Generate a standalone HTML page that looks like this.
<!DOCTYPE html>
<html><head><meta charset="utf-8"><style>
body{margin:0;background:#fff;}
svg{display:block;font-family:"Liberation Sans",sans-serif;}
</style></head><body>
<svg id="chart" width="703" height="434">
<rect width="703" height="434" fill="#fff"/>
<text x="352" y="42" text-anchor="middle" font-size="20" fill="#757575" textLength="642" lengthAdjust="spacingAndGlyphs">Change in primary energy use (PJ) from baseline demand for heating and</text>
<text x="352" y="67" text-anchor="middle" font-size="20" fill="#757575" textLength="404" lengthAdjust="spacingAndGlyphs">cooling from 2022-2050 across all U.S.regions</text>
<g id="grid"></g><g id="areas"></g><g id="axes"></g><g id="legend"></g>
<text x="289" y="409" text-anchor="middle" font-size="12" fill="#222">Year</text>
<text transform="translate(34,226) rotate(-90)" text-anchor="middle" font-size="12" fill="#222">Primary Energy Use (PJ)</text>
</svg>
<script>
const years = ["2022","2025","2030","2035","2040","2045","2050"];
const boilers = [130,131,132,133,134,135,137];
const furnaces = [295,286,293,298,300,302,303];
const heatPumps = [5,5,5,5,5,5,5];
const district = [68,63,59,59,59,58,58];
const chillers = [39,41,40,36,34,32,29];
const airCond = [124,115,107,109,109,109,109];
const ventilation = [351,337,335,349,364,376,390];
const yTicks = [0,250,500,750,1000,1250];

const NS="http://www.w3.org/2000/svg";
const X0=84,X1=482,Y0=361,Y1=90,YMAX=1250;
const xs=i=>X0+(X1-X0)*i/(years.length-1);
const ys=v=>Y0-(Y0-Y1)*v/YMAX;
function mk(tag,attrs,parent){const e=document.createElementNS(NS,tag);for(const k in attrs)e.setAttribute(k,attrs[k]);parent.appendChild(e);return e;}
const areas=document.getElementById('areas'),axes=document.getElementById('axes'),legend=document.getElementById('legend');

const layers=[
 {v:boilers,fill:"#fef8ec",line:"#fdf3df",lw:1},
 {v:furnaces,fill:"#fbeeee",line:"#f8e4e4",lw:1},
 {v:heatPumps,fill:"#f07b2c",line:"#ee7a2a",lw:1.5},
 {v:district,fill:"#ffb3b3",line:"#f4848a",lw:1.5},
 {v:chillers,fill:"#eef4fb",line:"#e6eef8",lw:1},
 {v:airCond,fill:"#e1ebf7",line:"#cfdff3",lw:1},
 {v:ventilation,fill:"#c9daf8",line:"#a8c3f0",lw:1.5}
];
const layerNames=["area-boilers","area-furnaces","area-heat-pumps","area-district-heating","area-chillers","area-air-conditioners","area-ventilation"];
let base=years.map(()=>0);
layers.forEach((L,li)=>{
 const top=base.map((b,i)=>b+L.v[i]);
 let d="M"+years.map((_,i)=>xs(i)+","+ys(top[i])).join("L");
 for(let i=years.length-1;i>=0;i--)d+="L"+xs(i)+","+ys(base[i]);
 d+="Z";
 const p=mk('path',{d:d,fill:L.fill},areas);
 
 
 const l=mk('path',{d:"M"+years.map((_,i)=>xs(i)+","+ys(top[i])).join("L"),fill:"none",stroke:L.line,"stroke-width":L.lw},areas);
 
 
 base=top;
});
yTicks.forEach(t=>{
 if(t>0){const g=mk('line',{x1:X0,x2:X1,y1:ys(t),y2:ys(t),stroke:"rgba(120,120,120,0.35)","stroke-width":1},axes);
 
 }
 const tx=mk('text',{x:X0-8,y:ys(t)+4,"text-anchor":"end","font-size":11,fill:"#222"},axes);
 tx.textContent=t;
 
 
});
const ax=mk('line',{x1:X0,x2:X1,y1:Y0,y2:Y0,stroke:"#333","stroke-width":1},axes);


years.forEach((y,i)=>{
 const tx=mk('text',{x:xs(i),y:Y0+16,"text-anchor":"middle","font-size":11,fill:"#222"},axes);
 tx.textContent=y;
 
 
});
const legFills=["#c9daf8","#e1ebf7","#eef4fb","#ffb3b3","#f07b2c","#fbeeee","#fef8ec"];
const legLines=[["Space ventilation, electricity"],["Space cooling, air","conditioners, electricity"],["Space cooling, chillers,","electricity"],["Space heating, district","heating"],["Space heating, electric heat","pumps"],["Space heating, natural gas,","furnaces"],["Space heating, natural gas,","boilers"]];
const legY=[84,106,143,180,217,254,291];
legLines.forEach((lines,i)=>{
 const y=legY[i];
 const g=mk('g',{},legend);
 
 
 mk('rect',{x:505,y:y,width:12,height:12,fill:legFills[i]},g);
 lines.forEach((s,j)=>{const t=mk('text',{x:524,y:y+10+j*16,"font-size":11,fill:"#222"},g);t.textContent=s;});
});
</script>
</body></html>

——————————

### To do
Restate the whole listing exactly.

### Finished exercise
Generate a standalone HTML page that looks like this.
<!DOCTYPE html>
<html><head><meta charset="utf-8"><style>
body{margin:0;background:#fff;}
svg{display:block;font-family:"Liberation Sans",sans-serif;}
</style></head><body>
<svg id="chart" width="703" height="434">
<rect width="703" height="434" fill="#fff"/>
<text x="352" y="42" text-anchor="middle" font-size="20" fill="#757575" textLength="642" lengthAdjust="spacingAndGlyphs">Change in primary energy use (PJ) from baseline demand for heating and</text>
<text x="352" y="67" text-anchor="middle" font-size="20" fill="#757575" textLength="404" lengthAdjust="spacingAndGlyphs">cooling from 2022-2050 across all U.S.regions</text>
<g id="grid"></g><g id="areas"></g><g id="axes"></g><g id="legend"></g>
<text x="289" y="409" text-anchor="middle" font-size="12" fill="#222">Year</text>
<text transform="translate(34,226) rotate(-90)" text-anchor="middle" font-size="12" fill="#222">Primary Energy Use (PJ)</text>
</svg>
<script>
const years = ["2022","2025","2030","2035","2040","2045","2050"];
const boilers = [130,131,132,133,134,135,137];
const furnaces = [295,286,293,298,300,302,303];
const heatPumps = [5,5,5,5,5,5,5];
const district = [68,63,59,59,59,58,58];
const chillers = [39,41,40,36,34,32,29];
const airCond = [124,115,107,109,109,109,109];
const ventilation = [351,337,335,349,364,376,390];
const yTicks = [0,250,500,750,1000,1250];

const NS="http://www.w3.org/2000/svg";
const X0=84,X1=482,Y0=361,Y1=90,YMAX=1250;
const xs=i=>X0+(X1-X0)*i/(years.length-1);
const ys=v=>Y0-(Y0-Y1)*v/YMAX;
function mk(tag,attrs,parent){const e=document.createElementNS(NS,tag);for(const k in attrs)e.setAttribute(k,attrs[k]);parent.appendChild(e);return e;}
const areas=document.getElementById('areas'),axes=document.getElementById('axes'),legend=document.getElementById('legend');

const layers=[
 {v:boilers,fill:"#fef8ec",line:"#fdf3df",lw:1},
 {v:furnaces,fill:"#fbeeee",line:"#f8e4e4",lw:1},
 {v:heatPumps,fill:"#f07b2c",line:"#ee7a2a",lw:1.5},
 {v:district,fill:"#ffb3b3",line:"#f4848a",lw:1.5},
 {v:chillers,fill:"#eef4fb",line:"#e6eef8",lw:1},
 {v:airCond,fill:"#e1ebf7",line:"#cfdff3",lw:1},
 {v:ventilation,fill:"#c9daf8",line:"#a8c3f0",lw:1.5}
];
const layerNames=["area-boilers","area-furnaces","area-heat-pumps","area-district-heating","area-chillers","area-air-conditioners","area-ventilation"];
let base=years.map(()=>0);
layers.forEach((L,li)=>{
 const top=base.map((b,i)=>b+L.v[i]);
 let d="M"+years.map((_,i)=>xs(i)+","+ys(top[i])).join("L");
 for(let i=years.length-1;i>=0;i--)d+="L"+xs(i)+","+ys(base[i]);
 d+="Z";
 const p=mk('path',{d:d,fill:L.fill},areas);
 
 
 const l=mk('path',{d:"M"+years.map((_,i)=>xs(i)+","+ys(top[i])).join("L"),fill:"none",stroke:L.line,"stroke-width":L.lw},areas);
 
 
 base=top;
});
yTicks.forEach(t=>{
 if(t>0){const g=mk('line',{x1:X0,x2:X1,y1:ys(t),y2:ys(t),stroke:"rgba(120,120,120,0.35)","stroke-width":1},axes);
 
 }
 const tx=mk('text',{x:X0-8,y:ys(t)+4,"text-anchor":"end","font-size":11,fill:"#222"},axes);
 tx.textContent=t;
 
 
});
const ax=mk('line',{x1:X0,x2:X1,y1:Y0,y2:Y0,stroke:"#333","stroke-width":1},axes);


years.forEach((y,i)=>{
 const tx=mk('text',{x:xs(i),y:Y0+16,"text-anchor":"middle","font-size":11,fill:"#222"},axes);
 tx.textContent=y;
 
 
});
const legFills=["#c9daf8","#e1ebf7","#eef4fb","#ffb3b3","#f07b2c","#fbeeee","#fef8ec"];
const legLines=[["Space ventilation, electricity"],["Space cooling, air","conditioners, electricity"],["Space cooling, chillers,","electricity"],["Space heating, district","heating"],["Space heating, electric heat","pumps"],["Space heating, natural gas,","furnaces"],["Space heating, natural gas,","boilers"]];
const legY=[84,106,143,180,217,254,291];
legLines.forEach((lines,i)=>{
 const y=legY[i];
 const g=mk('g',{},legend);
 
 
 mk('rect',{x:505,y:y,width:12,height:12,fill:legFills[i]},g);
 lines.forEach((s,j)=>{const t=mk('text',{x:524,y:y+10+j*16,"font-size":11,fill:"#222"},g);t.textContent=s;});
});
</script>
</body></html>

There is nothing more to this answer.